The goal is not recklessness. It is calibrated ambition.
Strategic Course Selection: What Strong Applicants Do Differently
Strong applicants at Harvard, Stanford, Yale, Princeton, and Hopkins tend to:
Take the most rigorous courses available in their areas of interest
Demonstrate upward progression
Balance challenge with sustainability
Avoid transcript engineering
Accept imperfection as part of growth
They do not attempt to “optimize” GPA at the expense of learning.
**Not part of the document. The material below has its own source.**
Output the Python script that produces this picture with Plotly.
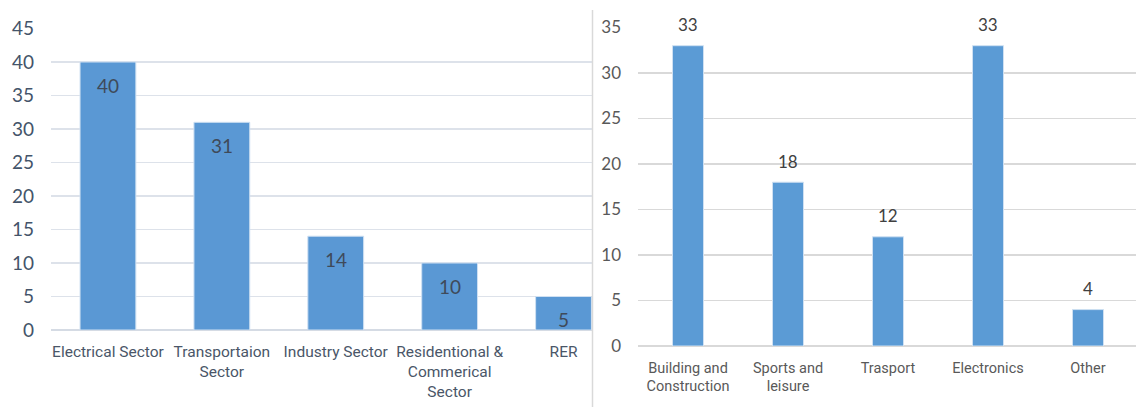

How Applicants Should Frame Rigor in Their Applications
Students should allow transcripts to speak quietly, and use other components to provide context when necessary:
Counselors can explain grading rigor
Teachers can contextualize challenge in recommendations
Essays can reference intellectual curiosity without defensiveness
Over-explaining grades often raises more concern than it resolves.
Why This Matters More Than Ever
As grade inflation accelerates nationally, selective institutions are increasingly reliant on rigor as a differentiator.
A perfect GPA is no longer rare. Thoughtful academic risk-taking is.
Closing Perspective
At Harvard, Stanford, Yale, Princeton, and Johns Hopkins, the strongest applicants are not those who chase numerical perfection.
They are those who demonstrate:
Intellectual courage
Discernment
Growth over time
Preparation for genuine academic challenge
In this context, a transcript is not a scorecard. It is a story of how a student chose to learn.